Friday, 14 February 2014
The Hairy Cornflake Effect
I shouldn’t eat cheese late at night, though it's rare that I do. I can’t recall the last time I did eat cheese so close to my bedtime but around 10pm last night I was offered a quality cheese and I couldn’t resist. It was a lovely crumbling Wensleydale flavoured with cranberries, though I shouldn’t wax too lyrical about the creamy texture. My accent already makes me sound like an extra from Wallace & Gromit without my mentioning my cheese fixation.
I’d heard, of course, all the myths about what happens when you eat cheese late at night. ‘Don’t have nightmares!’ I was warned but, like the fool I am, I laughed it off. I had a couple of hours of cartooning to do before I’d go to sleep. The cheese would have worn off by then. But an hour later, I was restless. I couldn’t finish the cartoon. It hadn’t gone as well as I’d hoped (right). I’d wanted to draw Dave Lee Travis as one of those storms on a nautical map but it didn’t look quite right. I was also enormously tired so I gave up, sure that nothing would disturb my solid seven and a half hours.
Yea gods! How wrong could a man be? I woke up in the middle of the night plagued by a large hairy man dressed as Donald Duck chasing me through a Nigerian housing development. I escaped thanks to the intervention of Tony Soprano and the adventure rapidly moved to the home of the Boston Red Sox where my blog had been taken over by venture capitalists and I was swamped by boxes containing everything I’ve ever done on The Spine: all the files, the words, the pictures... The whole thing was a fiendish mess of half-recognised associations – cartoons I intend to draw, people I know but in unfamiliar places, jobs I need to do or have recently finished. But all of it was given a sick and powerful twist by the late night Wensleydale flavoured with cranberries.
Why is it that you can wake up from a bad dream, shake your head and think ‘Wow! Glad that was only a dream’ yet no sooner do you put your head back down to your pillow than your brain resumes the horrorshow as though you have no control over it? That was my night.

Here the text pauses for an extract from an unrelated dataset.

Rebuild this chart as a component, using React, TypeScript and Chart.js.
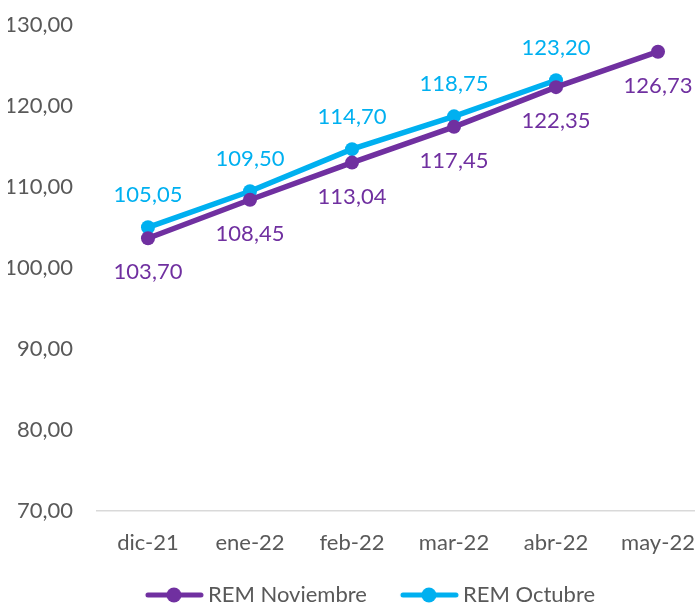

Waking relieved and then falling back into the same tormented dreams.
Now I’m awake the whole thing seems ridiculous and every part of the riddle makes complete sense. The thing I wanted to blog about this morning seems almost trivial by comparison with dream. The hairy man chasing me was clearly meant to be Dave Lee Travis and he was dressed as Donald Duck because I have to draw a cartoon today about a duck. The dream moved to the Boston Red Sox because their owner, John W Henry, also owns Liverpool and today I also have to draw a cartoon for the fanzine and the deadline is tomorrow.
None of which is significant to the point I wanted to make which was this: I know next to nothing about Dave Lee Travis. I know he’s a DJ, bearded, known by his initials or by the nickname ‘the Hairy Cornflake’ and he’s a favourite of Burma's pro-democracy leader and Nobel Peace laureate, Aung San Suu Ky. He’s just been the latest celebrity to face trail relating to allegations of a sexual nature. In the case of Travis, he faced accusations of groping women and yesterday he was found not guilty on 12 counts and it’s not yet known if he’ll face retrial regarding the remaining two.
What I find astonishing is the media’s response to the story. Over the last few days, thousands of people have suffered from the storms and have been forced out of their homes by floods. Some of our most valuable historic buildings are now under water (though that has given rise to this stunning picture). Trees have fallen on cars and power lines have been damaged leaving whole communities without power. Trains from north to south of the country have been forced to stop and it’s impossible for travelers to get to Cornwall by train. Another storm is meant to hit today and the government is struggling to keep on top of the whole sorry mess which might (or might not) have been made worse by funding cuts to the Environment Agency. The country hasn’t seen a national emergency like this is perhaps half a century or more and the government has been hit by infighting and the worst kind of political gamesmanship. Could this be the most obvious example of Global Warming or is it just one of those freak winters that might hit us once a century? Questions haven been asked and the country awaits the answers…
Yet all it took was the acquittal of a radio DJ to bump the national story from the headlines.
DLT was the lead on most newspaper websites as I went to be last night and you only need look at the morning newspapers to recognise the power of celebrity in this country. A celebrity name is even more powerful than that of Mother Nature herself, who sadly, never had her own game show or got her tits out on Channel 5, otherwise we might listened to what she had to say long before now.